In terms of products that are almost certain not to irritate your skin, it's probably pure vaseline and mineral oil (the options without fragrance and without any other ingredients). They don't need preservatives because they are oils, and there no reported cases of sensitivity to them. Sunflower seed oil, coconut oil (unless it's gone bad of course!) is also very unlikely to trigger an irritation.

Solid vs water based products don't really have a difference in terms of irritation potential, it all depends on the ingredients. Yes, it's true that solid products can be preservative-free, and it reduces the irritation risk, but they can still contain other irritants. A lot of solid products on the market contain fragrance of natural or synthetic origin, and it's already an irritation risk. And the issue with solid products it that it is easier to end up with a more concentrated products once you add water, and this can make the irritation risk higher.
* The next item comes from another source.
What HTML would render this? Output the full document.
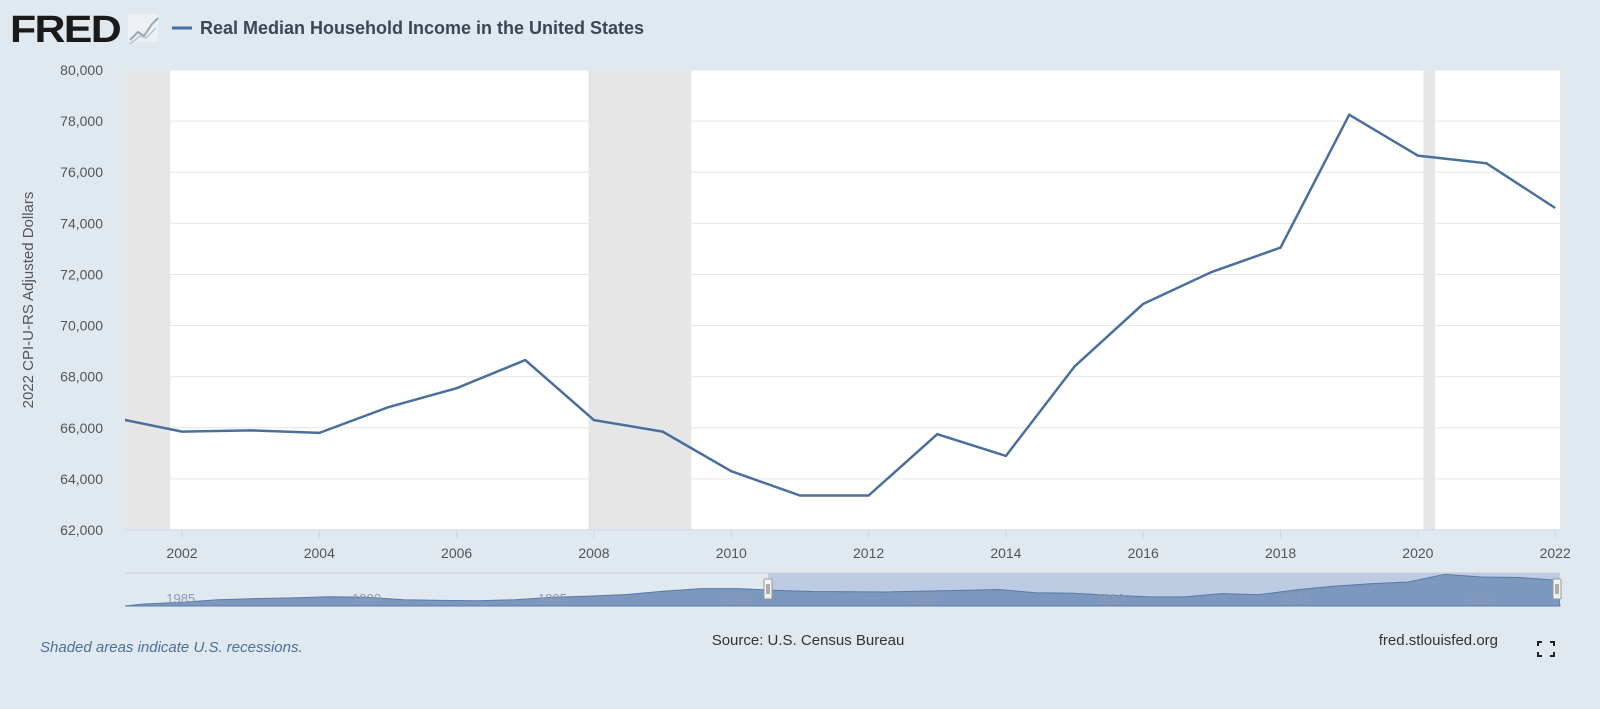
<!DOCTYPE html>
<html><head><meta charset="utf-8"><style>
html,body{margin:0;padding:0;background:#e1e9f0;width:1600px;height:709px;overflow:hidden;font-family:"Liberation Sans",sans-serif}
</style></head><body>
<svg id="chart" width="1600" height="709" xmlns="http://www.w3.org/2000/svg">
<rect x="0" y="0" width="1600" height="709" fill="#e1e9f0"/>
<g>
<text x="10" y="42" font-size="38" font-weight="bold" fill="#1a1a1a" letter-spacing="-1.5" textLength="110" lengthAdjust="spacingAndGlyphs" font-family="Liberation Sans, sans-serif">FRED</text>
<rect x="128" y="14" width="30" height="28" fill="#eef1f4"/>
<polyline points="130,40 138,32 144,36 152,24 158,18" fill="none" stroke="#9aa8b5" stroke-width="2"/>
<polyline points="130,44 140,36 146,38 156,28" fill="none" stroke="#b8c3cc" stroke-width="1.5"/>
</g>
<g>
<line x1="172" y1="28" x2="192" y2="28" stroke="#4b6f9c" stroke-width="3"/>
<text x="200" y="34" font-size="18" font-weight="bold" fill="#3c4654">Real Median Household Income in the United States</text>
</g>
<rect x="125" y="70" width="1435" height="460" fill="#ffffff"/>
<g id="recessions"></g>
<g id="grid"></g>
<g id="yticks"></g>
<g id="xticks"></g>
<text x="0" y="0" transform="translate(33,300) rotate(-90)" text-anchor="middle" font-size="15" fill="#555">2022 CPI-U-RS Adjusted Dollars</text>
<g id="series"></g>
<g id="nav"></g>
<text x="40" y="652" font-size="15" font-style="italic" fill="#4b6f9c">Shaded areas indicate U.S. recessions.</text>
<text x="808" y="645" text-anchor="middle" font-size="15" fill="#333">Source: U.S. Census Bureau</text>
<text x="1498" y="645" text-anchor="end" font-size="15" fill="#333">fred.stlouisfed.org</text>
<g stroke="#222" stroke-width="2" fill="none">
<polyline points="1538,646 1538,642 1542,642"/><polyline points="1550,642 1554,642 1554,646"/>
<polyline points="1538,652 1538,656 1542,656"/><polyline points="1550,656 1554,656 1554,652"/>
</g>
</svg>
<script>
const years=[2001,2002,2003,2004,2005,2006,2007,2008,2009,2010,2011,2012,2013,2014,2015,2016,2017,2018,2019,2020,2021,2022];
const incomes=[66400,65850,65900,65800,66800,67550,68650,66300,65850,64300,63350,63350,65750,64900,68400,70850,72100,73050,78250,76650,76350,74600];
const yTickValues=[62000,64000,66000,68000,70000,72000,74000,76000,78000,80000];
const xTickYears=[2002,2004,2006,2008,2010,2012,2014,2016,2018,2020,2022];
const recessionStarts=[2001.17,2007.92,2020.08];
const recessionEnds=[2001.83,2009.42,2020.25];
const navYears=[1984,1985,1986,1987,1988,1989,1990,1991,1992,1993,1994,1995,1996,1997,1998,1999,2000,2001,2002,2003,2004,2005,2006,2007,2008,2009,2010,2011,2012,2013,2014,2015,2016,2017,2018,2019,2020,2021,2022];
const navIncomes=[60200,61200,62800,63500,63900,64600,64300,62800,62400,62200,62800,64300,65000,66000,68000,69500,69500,68500,67800,67600,67500,68000,68500,69000,67000,66700,65500,64600,64500,66500,65800,68800,71000,72500,73500,78200,76600,76300,74600];
const NS="http://www.w3.org/2000/svg";
const L=125,R=1560,T=70,B=530;
const xMin=2001.17,xMax=2022.07,yMin=62000,yMax=80000;
function xs(v){return L+(v-xMin)/(xMax-xMin)*(R-L);}
function ys(v){return B-(v-yMin)/(yMax-yMin)*(B-T);}
function mk(tag,attrs,parent){const e=document.createElementNS(NS,tag);for(const k in attrs)e.setAttribute(k,attrs[k]);parent.appendChild(e);return e;}
const rec=document.getElementById('recessions');
recessionStarts.forEach((s,i)=>{const x0=Math.max(L,xs(s)),x1=Math.min(R,xs(recessionEnds[i]));
const r=mk('rect',{x:x0,y:T,width:x1-x0,height:B-T,fill:'#e6e6e6'},rec);

});
const grid=document.getElementById('grid'),yt=document.getElementById('yticks');
yTickValues.forEach(v=>{const y=ys(v);
const g=mk('line',{x1:L,x2:R,y1:y,y2:y,stroke:'#e6e6e6','stroke-width':1},grid);


const t=mk('text',{x:103,y:y+5,'text-anchor':'end','font-size':14,fill:'#555'},yt);


t.textContent=v.toLocaleString('en-US');});
const xt=document.getElementById('xticks');
xTickYears.forEach(v=>{const x=xs(v);
mk('line',{x1:x,x2:x,y1:B,y2:B+8,stroke:'#ccd6eb'},xt);
const t=mk('text',{x:x,y:B+28,'text-anchor':'middle','font-size':14,fill:'#555'},xt);


t.textContent=v;});
mk('line',{x1:L,x2:R,y1:B,y2:B,stroke:'#ccd6eb'},xt);
const ser=document.getElementById('series');
const clip=mk('clipPath',{id:'pc'},ser);mk('rect',{x:L,y:T,width:R-L,height:B-T},clip);
const p=mk('polyline',{points:years.map((y,i)=>xs(y)+','+ys(incomes[i])).join(' '),fill:'none',stroke:'#4b6f9c','stroke-width':2.5,'clip-path':'url(#pc)'},ser);


const nav=document.getElementById('nav');


const NT=573,NB=606,nMin=1983.5,nMax=2022.1,nyMin=59000,nyMax=79000;
function nx(v){return L+(v-nMin)/(nMax-nMin)*(R-L);}
function ny(v){return NB-(v-nyMin)/(nyMax-nyMin)*(NB-NT);}
mk('rect',{x:L,y:NT,width:R-L,height:NB-NT,fill:'#e1e9f0'},nav);
const s0=768,s1=R;
mk('rect',{x:s0,y:NT,width:s1-s0,height:NB-NT,fill:'rgba(102,133,194,0.3)'},nav);
let d='M'+L+','+NB;navYears.forEach((y,i)=>{d+=' L'+Math.max(L,nx(y))+','+ny(navIncomes[i]);});d+=' L'+R+','+NB+' Z';
const a=mk('path',{d:d,fill:'#7d98bf',stroke:'#5a7aa6','stroke-width':1},nav);


[1985,1990,1995,2000,2005,2010,2015,2020].forEach(v=>{const t=mk('text',{x:nx(v),y:603,'text-anchor':'middle','font-size':13,fill:'#8a9bb3'},nav);t.textContent=v;});
mk('line',{x1:L,x2:R,y1:NT,y2:NT,stroke:'#c8ccd0'},nav);
[s0,s1-3].forEach(x=>{const h=mk('rect',{x:x-4,y:579,width:8,height:20,fill:'#f2f2f2',stroke:'#999',rx:1},nav);


mk('line',{x1:x-1,x2:x-1,y1:584,y2:594,stroke:'#666'},nav);mk('line',{x1:x+1,x2:x+1,y1:584,y2:594,stroke:'#666'},nav);});
</script>
</body></html>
I personally think that responsible consumption and minimalistic skincare routines are the best both in terms of environmental friendliness and skin benefit. For example, it's possible to have a very effective anti-aging routine with just 4 products: a moisturizing sunscreen, cleanser, a serum with a potent active (for example, a retinoid or vitamin c), and a moisturizer without SPF. If we buy these products in larger packaging, it helps to reduce the packaging and transportation impact. An average routine of an active skincare consumer contains 7-8 products, so this is already a huge reduction from the environmental standpoint, even if the products are water-based. Also, not buying organic skincare products and products with high content of plant extracts decreases the environmental impact (it takes a lot of farming land and resources to grow plants, especially organically, and one needs a lot of plants to produce a tiny bit of an extract. I think it takes more than a hectar of land per year to produce 10 kg of non-organic lavender essential oil. At the same time, "non-natural" skincare ingredients tend to be more efficient because they often use byproducts of other industries and more efficient source material like sugar cane).